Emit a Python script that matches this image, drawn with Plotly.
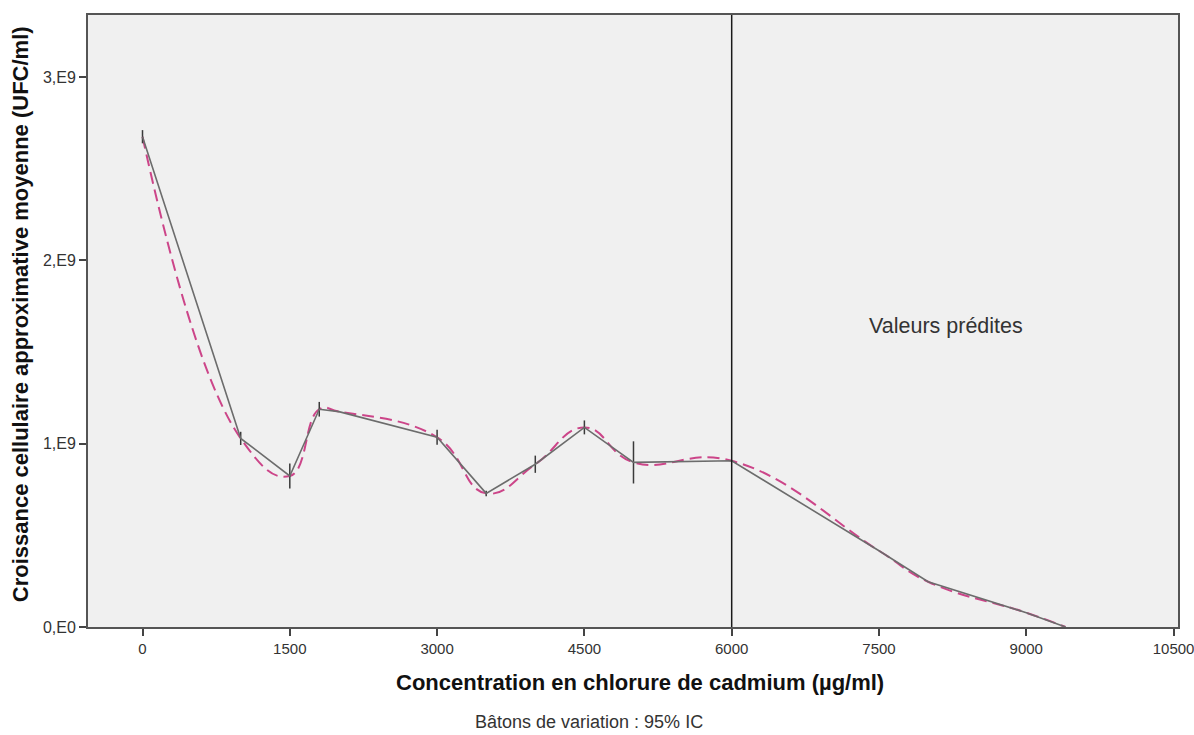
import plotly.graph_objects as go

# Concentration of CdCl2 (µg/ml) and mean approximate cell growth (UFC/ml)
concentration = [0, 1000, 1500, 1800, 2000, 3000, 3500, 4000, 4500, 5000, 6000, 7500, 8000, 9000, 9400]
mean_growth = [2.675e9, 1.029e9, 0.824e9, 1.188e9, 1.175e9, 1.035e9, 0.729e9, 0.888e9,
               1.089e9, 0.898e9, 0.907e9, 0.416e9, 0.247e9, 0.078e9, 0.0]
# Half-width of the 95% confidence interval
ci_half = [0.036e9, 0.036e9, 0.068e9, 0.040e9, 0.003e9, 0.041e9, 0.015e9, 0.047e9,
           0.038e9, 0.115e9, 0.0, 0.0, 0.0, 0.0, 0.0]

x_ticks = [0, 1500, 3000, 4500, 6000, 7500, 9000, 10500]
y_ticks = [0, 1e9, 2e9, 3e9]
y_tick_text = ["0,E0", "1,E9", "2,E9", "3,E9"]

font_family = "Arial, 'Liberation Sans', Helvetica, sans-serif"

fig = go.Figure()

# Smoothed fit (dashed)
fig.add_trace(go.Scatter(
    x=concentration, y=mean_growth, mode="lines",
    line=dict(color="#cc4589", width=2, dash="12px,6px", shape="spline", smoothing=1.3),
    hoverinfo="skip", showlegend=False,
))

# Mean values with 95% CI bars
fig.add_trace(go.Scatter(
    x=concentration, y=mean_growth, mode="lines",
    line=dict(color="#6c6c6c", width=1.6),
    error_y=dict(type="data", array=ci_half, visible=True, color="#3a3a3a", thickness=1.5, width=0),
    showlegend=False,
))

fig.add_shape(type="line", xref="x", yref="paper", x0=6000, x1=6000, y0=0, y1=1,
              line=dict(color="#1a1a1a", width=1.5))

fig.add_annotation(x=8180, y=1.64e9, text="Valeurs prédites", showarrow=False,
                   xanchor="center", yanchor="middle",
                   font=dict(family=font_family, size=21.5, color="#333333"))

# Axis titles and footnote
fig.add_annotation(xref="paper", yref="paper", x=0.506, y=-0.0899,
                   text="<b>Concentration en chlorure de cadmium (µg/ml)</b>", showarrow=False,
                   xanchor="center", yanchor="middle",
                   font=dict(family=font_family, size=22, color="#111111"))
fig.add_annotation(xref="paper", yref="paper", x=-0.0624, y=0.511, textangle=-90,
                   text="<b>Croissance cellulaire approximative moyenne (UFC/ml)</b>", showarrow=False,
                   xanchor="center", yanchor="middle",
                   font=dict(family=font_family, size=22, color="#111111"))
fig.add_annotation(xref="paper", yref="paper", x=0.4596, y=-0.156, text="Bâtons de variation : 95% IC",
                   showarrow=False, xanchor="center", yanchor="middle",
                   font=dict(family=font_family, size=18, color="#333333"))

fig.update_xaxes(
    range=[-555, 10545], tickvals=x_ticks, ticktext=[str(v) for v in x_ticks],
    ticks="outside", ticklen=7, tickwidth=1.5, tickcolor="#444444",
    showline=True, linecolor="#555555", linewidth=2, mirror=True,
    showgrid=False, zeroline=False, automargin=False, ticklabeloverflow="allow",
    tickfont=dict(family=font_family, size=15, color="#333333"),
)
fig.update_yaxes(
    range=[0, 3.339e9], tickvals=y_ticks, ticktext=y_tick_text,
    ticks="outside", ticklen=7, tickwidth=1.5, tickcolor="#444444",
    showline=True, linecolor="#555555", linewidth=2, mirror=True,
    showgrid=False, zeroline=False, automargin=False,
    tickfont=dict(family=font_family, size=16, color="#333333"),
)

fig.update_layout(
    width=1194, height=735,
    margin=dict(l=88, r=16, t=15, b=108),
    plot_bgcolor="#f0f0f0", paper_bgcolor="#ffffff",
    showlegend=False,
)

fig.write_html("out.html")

**Work instructions**. Starting at the first line of the material, output exactly the lines up to and including the one with "fig = go.Figure()". Do not include the pictures.

**Problem solution**.
Emit a Python script that matches this image, drawn with Plotly.
import plotly.graph_objects as go

# Concentration of CdCl2 (µg/ml) and mean approximate cell growth (UFC/ml)
concentration = [0, 1000, 1500, 1800, 2000, 3000, 3500, 4000, 4500, 5000, 6000, 7500, 8000, 9000, 9400]
mean_growth = [2.675e9, 1.029e9, 0.824e9, 1.188e9, 1.175e9, 1.035e9, 0.729e9, 0.888e9,
               1.089e9, 0.898e9, 0.907e9, 0.416e9, 0.247e9, 0.078e9, 0.0]
# Half-width of the 95% confidence interval
ci_half = [0.036e9, 0.036e9, 0.068e9, 0.040e9, 0.003e9, 0.041e9, 0.015e9, 0.047e9,
           0.038e9, 0.115e9, 0.0, 0.0, 0.0, 0.0, 0.0]

x_ticks = [0, 1500, 3000, 4500, 6000, 7500, 9000, 10500]
y_ticks = [0, 1e9, 2e9, 3e9]
y_tick_text = ["0,E0", "1,E9", "2,E9", "3,E9"]

font_family = "Arial, 'Liberation Sans', Helvetica, sans-serif"

fig = go.Figure()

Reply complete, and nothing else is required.